╭──

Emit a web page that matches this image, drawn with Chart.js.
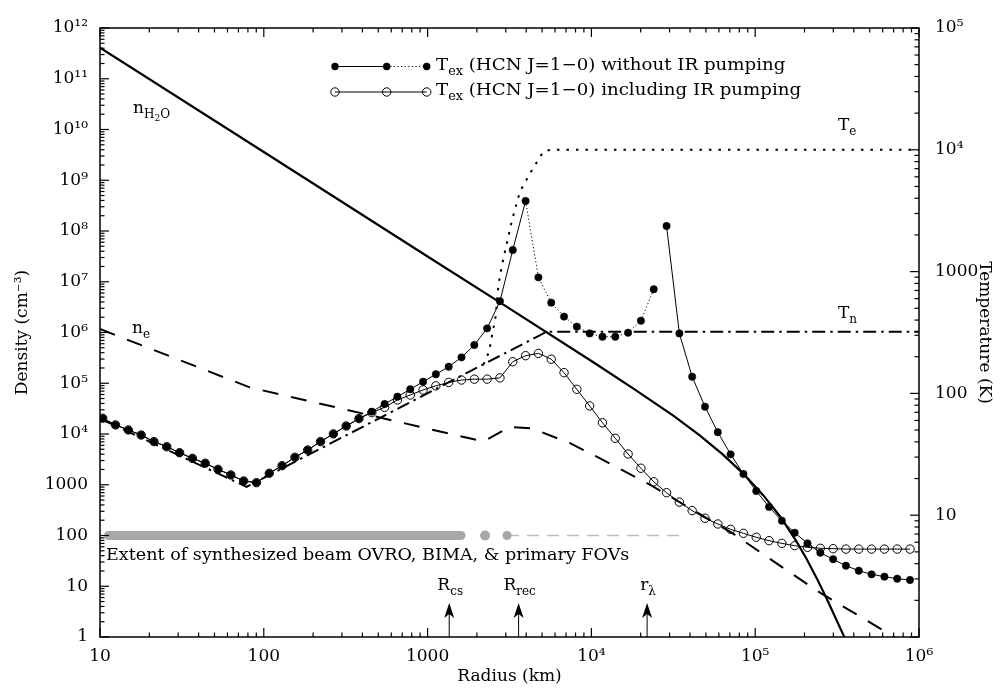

╰──
╭──

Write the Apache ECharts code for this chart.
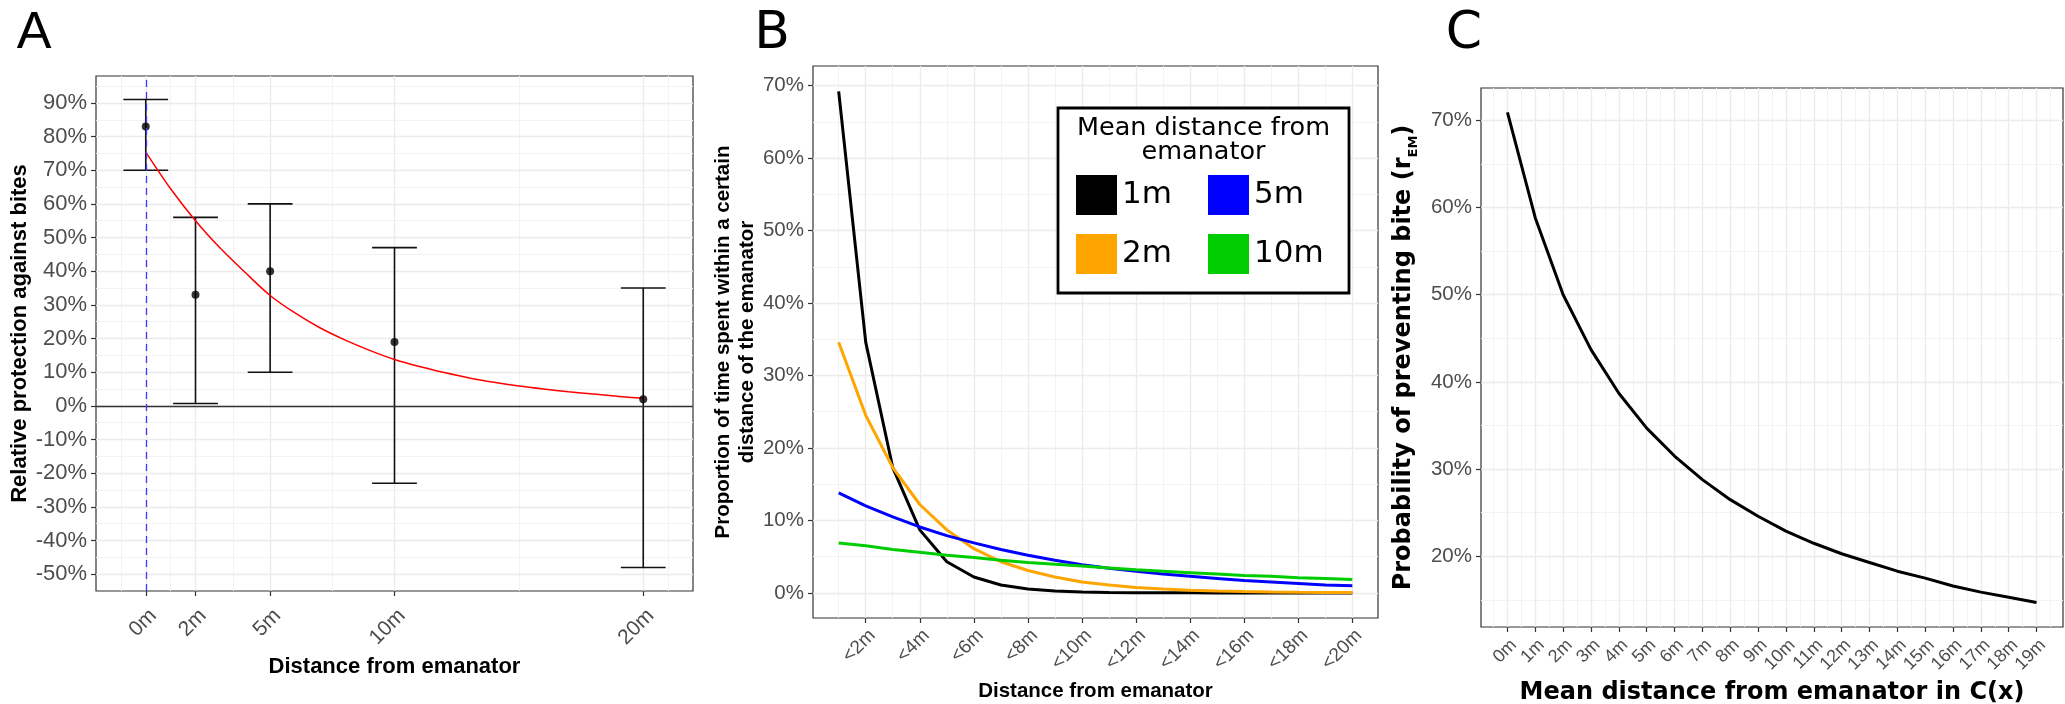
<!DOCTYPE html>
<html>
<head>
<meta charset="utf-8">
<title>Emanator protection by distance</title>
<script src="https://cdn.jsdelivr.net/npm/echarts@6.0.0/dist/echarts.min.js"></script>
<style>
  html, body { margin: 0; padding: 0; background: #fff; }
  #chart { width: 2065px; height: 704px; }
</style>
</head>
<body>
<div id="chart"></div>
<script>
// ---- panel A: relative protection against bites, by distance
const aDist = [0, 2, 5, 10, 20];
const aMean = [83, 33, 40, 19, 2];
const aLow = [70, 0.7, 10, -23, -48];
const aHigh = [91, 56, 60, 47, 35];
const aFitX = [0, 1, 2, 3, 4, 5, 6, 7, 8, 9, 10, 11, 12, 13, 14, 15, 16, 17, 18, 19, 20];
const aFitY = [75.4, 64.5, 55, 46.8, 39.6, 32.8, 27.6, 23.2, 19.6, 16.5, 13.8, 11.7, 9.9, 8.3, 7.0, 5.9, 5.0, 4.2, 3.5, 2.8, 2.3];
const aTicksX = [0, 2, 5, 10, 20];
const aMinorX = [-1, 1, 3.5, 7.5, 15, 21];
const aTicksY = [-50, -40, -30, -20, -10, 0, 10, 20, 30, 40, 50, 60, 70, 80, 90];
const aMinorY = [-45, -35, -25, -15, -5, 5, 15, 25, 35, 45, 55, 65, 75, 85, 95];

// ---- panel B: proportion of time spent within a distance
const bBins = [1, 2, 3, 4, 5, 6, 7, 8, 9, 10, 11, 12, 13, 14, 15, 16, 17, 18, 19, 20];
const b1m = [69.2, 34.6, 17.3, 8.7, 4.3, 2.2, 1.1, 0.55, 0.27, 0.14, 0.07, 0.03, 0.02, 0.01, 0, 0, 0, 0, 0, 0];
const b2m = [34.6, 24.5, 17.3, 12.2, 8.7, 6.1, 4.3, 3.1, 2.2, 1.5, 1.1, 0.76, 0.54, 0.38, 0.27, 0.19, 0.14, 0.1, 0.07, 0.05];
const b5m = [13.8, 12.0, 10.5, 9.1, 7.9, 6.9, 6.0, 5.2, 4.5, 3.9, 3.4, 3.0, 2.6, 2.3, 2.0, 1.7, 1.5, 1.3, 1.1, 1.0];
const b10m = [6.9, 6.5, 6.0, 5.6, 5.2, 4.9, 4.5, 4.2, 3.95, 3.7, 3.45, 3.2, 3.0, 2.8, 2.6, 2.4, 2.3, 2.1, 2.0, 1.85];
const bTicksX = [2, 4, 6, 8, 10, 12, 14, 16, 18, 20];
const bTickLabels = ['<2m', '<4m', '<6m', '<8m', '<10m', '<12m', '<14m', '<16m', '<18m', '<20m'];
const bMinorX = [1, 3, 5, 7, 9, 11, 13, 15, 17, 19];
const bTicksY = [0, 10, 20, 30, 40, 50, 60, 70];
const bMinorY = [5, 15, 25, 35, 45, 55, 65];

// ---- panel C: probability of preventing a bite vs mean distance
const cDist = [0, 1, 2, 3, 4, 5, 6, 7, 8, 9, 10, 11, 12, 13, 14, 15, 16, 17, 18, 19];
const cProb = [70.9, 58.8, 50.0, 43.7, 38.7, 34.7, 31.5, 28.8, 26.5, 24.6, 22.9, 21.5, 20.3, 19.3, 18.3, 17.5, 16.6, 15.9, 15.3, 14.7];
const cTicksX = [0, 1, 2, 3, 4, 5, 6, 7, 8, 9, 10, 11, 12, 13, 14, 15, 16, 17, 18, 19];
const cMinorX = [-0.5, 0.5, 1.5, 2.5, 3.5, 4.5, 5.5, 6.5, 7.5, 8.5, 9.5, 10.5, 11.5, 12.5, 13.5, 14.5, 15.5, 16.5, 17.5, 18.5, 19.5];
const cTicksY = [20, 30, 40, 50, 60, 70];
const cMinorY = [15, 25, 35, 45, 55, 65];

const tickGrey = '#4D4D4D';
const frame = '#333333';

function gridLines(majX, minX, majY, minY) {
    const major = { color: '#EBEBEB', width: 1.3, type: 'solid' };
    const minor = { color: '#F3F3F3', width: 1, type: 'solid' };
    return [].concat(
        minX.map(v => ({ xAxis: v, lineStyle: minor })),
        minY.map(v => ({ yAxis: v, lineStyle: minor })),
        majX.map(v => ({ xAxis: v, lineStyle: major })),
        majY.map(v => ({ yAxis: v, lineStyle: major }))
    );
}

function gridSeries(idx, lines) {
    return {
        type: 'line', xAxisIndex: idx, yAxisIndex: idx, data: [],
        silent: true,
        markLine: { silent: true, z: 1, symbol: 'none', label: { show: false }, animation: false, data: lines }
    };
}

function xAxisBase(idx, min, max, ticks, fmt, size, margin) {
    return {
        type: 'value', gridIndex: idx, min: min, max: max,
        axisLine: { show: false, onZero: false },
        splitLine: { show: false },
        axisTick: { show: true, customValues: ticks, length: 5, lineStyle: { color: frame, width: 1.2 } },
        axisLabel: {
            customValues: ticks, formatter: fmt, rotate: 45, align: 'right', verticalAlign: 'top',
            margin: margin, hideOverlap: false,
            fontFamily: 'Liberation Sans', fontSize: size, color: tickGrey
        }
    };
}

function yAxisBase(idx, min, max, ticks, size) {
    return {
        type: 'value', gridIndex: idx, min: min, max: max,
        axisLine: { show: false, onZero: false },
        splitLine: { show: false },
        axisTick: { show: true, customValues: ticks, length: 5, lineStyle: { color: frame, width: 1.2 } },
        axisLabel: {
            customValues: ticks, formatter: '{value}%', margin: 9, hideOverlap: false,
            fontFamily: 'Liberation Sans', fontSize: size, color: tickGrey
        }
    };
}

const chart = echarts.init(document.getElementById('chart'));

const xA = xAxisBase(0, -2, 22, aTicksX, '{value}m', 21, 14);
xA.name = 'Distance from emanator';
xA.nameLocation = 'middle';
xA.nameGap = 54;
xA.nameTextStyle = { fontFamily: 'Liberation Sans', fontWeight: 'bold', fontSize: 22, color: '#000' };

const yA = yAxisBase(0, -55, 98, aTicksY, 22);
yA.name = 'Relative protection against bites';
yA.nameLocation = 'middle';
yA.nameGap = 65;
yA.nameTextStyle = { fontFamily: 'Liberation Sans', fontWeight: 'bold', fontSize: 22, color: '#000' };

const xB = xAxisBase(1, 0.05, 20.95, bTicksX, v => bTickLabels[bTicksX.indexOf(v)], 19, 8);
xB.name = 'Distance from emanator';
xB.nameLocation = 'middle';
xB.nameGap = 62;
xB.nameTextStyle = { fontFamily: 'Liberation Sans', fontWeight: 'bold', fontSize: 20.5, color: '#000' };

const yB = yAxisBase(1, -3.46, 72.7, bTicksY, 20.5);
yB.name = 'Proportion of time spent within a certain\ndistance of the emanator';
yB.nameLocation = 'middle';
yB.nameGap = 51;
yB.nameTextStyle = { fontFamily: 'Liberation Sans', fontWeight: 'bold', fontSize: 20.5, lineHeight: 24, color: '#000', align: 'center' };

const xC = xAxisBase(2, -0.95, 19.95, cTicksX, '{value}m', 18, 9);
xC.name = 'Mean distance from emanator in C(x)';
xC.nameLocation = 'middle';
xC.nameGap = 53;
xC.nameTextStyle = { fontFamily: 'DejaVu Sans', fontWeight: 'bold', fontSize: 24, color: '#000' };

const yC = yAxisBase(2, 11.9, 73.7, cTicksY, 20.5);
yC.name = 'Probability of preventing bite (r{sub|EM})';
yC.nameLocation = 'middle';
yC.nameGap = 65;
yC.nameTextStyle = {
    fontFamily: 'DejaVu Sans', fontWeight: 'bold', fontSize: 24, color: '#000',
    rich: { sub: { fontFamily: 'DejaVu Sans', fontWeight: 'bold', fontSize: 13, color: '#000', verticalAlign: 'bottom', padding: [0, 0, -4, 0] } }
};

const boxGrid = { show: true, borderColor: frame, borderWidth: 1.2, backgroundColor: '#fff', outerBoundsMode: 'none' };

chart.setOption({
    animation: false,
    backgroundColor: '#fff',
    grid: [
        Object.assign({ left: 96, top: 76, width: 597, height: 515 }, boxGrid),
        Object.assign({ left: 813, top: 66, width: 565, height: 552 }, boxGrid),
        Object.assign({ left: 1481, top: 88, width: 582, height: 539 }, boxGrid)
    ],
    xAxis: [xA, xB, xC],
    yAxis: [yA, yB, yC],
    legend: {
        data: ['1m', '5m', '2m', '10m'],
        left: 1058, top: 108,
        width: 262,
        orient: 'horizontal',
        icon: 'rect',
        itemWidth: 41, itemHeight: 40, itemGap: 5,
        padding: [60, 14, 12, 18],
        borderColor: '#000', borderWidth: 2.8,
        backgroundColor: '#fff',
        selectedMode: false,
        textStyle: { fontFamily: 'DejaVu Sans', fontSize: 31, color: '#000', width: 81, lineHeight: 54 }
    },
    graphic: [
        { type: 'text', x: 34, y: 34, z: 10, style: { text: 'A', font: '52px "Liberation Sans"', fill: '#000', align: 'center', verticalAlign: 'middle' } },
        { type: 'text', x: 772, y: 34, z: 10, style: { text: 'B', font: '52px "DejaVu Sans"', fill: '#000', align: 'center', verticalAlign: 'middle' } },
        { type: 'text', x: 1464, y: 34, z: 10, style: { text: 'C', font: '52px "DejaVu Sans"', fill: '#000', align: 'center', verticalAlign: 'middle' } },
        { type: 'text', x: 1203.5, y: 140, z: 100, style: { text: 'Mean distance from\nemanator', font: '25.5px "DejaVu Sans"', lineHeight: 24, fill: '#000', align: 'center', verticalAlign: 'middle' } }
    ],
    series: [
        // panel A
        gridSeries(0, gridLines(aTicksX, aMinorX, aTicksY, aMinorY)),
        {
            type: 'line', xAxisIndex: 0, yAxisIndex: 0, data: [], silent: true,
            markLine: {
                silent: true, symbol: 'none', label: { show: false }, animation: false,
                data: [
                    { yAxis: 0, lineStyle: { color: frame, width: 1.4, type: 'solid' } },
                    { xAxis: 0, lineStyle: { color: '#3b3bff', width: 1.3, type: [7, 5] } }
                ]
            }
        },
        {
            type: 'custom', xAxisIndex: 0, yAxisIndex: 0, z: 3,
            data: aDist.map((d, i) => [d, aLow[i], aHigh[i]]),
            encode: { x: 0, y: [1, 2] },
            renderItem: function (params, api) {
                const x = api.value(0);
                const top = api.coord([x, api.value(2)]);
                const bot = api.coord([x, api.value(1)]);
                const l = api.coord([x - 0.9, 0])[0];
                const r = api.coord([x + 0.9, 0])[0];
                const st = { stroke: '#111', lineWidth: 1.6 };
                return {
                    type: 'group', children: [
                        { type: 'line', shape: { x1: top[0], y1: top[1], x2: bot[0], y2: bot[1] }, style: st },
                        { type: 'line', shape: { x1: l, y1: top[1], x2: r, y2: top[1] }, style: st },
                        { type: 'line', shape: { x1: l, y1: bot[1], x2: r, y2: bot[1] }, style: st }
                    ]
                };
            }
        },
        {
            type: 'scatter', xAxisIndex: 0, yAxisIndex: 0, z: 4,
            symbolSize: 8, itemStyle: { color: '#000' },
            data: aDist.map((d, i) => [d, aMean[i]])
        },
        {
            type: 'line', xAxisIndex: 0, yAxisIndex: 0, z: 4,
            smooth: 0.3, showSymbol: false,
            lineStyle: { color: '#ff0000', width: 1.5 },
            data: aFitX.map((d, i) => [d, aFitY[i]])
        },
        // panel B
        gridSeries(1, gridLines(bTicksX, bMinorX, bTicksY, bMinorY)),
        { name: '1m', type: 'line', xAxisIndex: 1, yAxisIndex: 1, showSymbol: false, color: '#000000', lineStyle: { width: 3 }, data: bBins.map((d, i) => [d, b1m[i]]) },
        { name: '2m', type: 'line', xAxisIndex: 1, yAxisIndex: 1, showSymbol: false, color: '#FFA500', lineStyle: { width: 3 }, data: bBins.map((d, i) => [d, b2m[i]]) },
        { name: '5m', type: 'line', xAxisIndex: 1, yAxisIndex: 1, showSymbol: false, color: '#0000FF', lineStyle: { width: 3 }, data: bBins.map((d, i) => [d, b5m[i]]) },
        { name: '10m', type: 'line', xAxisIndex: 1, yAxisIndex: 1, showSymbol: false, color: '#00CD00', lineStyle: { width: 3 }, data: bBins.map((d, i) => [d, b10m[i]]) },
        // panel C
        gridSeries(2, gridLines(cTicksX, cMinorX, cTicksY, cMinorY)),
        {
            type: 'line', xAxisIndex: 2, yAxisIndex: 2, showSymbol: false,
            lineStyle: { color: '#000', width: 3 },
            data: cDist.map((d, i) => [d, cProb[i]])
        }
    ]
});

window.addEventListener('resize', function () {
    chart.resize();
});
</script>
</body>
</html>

╰──
╭──

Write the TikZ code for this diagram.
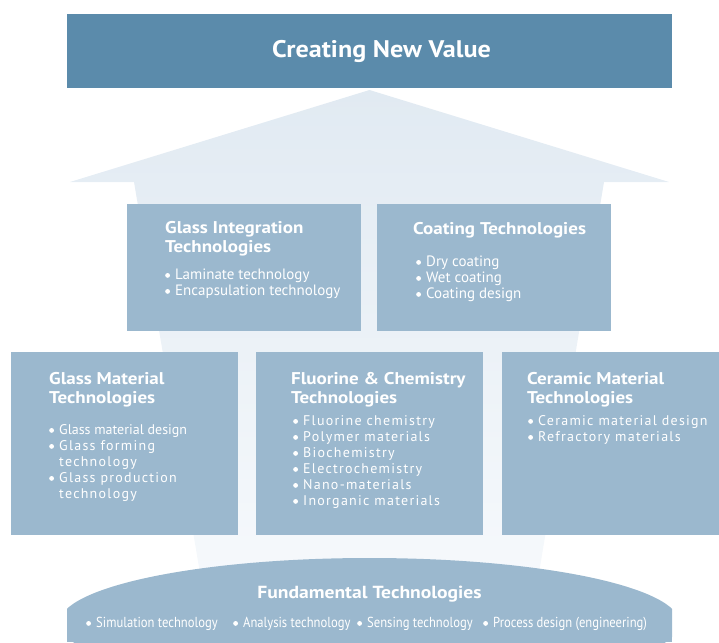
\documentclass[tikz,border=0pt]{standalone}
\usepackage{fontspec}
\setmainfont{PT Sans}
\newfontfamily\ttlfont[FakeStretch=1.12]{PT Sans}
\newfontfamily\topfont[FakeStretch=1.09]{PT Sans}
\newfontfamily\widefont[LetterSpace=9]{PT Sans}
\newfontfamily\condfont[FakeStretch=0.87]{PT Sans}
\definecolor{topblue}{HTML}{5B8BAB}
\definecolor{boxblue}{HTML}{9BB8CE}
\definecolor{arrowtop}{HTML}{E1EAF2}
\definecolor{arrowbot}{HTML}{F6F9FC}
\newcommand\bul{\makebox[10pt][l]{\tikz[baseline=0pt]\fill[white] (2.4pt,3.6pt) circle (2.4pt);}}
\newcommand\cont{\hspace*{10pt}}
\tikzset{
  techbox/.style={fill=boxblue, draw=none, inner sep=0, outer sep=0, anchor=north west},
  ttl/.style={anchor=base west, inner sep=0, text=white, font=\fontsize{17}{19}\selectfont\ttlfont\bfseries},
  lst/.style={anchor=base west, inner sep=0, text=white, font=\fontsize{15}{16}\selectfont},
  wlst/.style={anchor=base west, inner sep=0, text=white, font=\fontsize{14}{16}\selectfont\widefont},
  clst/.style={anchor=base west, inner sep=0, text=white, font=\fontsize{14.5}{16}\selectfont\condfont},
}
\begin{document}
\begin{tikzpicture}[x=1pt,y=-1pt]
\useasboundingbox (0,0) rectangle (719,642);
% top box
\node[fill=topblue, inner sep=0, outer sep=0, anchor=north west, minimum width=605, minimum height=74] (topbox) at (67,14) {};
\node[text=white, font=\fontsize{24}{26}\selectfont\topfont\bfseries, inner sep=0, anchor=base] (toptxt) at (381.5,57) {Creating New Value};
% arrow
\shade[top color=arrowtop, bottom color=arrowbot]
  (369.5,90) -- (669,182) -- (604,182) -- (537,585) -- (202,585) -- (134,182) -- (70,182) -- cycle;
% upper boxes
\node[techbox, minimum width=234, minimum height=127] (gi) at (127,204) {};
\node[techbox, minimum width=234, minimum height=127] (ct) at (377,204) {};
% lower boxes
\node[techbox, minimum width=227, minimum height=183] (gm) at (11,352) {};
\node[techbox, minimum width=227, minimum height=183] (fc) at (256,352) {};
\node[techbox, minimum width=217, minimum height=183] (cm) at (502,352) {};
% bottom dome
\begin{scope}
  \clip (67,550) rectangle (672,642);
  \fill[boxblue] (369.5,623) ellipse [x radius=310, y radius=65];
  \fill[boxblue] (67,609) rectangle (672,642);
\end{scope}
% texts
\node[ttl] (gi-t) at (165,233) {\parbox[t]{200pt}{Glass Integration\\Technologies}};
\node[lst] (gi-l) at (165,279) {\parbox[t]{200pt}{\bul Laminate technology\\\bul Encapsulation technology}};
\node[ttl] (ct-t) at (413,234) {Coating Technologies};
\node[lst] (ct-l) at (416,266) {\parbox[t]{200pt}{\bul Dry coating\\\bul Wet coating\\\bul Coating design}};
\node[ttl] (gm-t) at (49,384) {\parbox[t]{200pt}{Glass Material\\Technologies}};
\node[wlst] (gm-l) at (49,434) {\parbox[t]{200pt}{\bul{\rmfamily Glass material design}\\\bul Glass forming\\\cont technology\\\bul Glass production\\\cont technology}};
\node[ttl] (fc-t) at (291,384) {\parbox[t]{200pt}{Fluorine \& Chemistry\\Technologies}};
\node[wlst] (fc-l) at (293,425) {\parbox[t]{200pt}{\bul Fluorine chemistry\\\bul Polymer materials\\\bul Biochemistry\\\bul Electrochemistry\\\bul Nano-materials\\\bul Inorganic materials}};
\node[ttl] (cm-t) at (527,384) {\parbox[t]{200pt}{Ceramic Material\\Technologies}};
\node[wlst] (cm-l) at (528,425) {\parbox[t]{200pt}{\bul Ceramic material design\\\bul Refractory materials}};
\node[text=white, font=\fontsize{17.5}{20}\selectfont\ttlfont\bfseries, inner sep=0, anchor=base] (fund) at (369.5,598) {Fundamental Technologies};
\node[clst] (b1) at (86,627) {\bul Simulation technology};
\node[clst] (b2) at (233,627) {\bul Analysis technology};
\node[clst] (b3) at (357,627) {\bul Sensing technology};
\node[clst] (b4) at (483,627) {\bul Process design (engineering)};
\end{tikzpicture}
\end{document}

╰──

**Work to do**
Nothing but the lines above, starting at the line that contains "Write the Apache ECharts code for this chart." and ending at the line that contains "75, 85, 95];", should be given again, exactly and without the pictures.

**Full response**
Write the Apache ECharts code for this chart.
<!DOCTYPE html>
<html>
<head>
<meta charset="utf-8">
<title>Emanator protection by distance</title>
<script src="https://cdn.jsdelivr.net/npm/echarts@6.0.0/dist/echarts.min.js"></script>
<style>
  html, body { margin: 0; padding: 0; background: #fff; }
  #chart { width: 2065px; height: 704px; }
</style>
</head>
<body>
<div id="chart"></div>
<script>
// ---- panel A: relative protection against bites, by distance
const aDist = [0, 2, 5, 10, 20];
const aMean = [83, 33, 40, 19, 2];
const aLow = [70, 0.7, 10, -23, -48];
const aHigh = [91, 56, 60, 47, 35];
const aFitX = [0, 1, 2, 3, 4, 5, 6, 7, 8, 9, 10, 11, 12, 13, 14, 15, 16, 17, 18, 19, 20];
const aFitY = [75.4, 64.5, 55, 46.8, 39.6, 32.8, 27.6, 23.2, 19.6, 16.5, 13.8, 11.7, 9.9, 8.3, 7.0, 5.9, 5.0, 4.2, 3.5, 2.8, 2.3];
const aTicksX = [0, 2, 5, 10, 20];
const aMinorX = [-1, 1, 3.5, 7.5, 15, 21];
const aTicksY = [-50, -40, -30, -20, -10, 0, 10, 20, 30, 40, 50, 60, 70, 80, 90];
const aMinorY = [-45, -35, -25, -15, -5, 5, 15, 25, 35, 45, 55, 65, 75, 85, 95];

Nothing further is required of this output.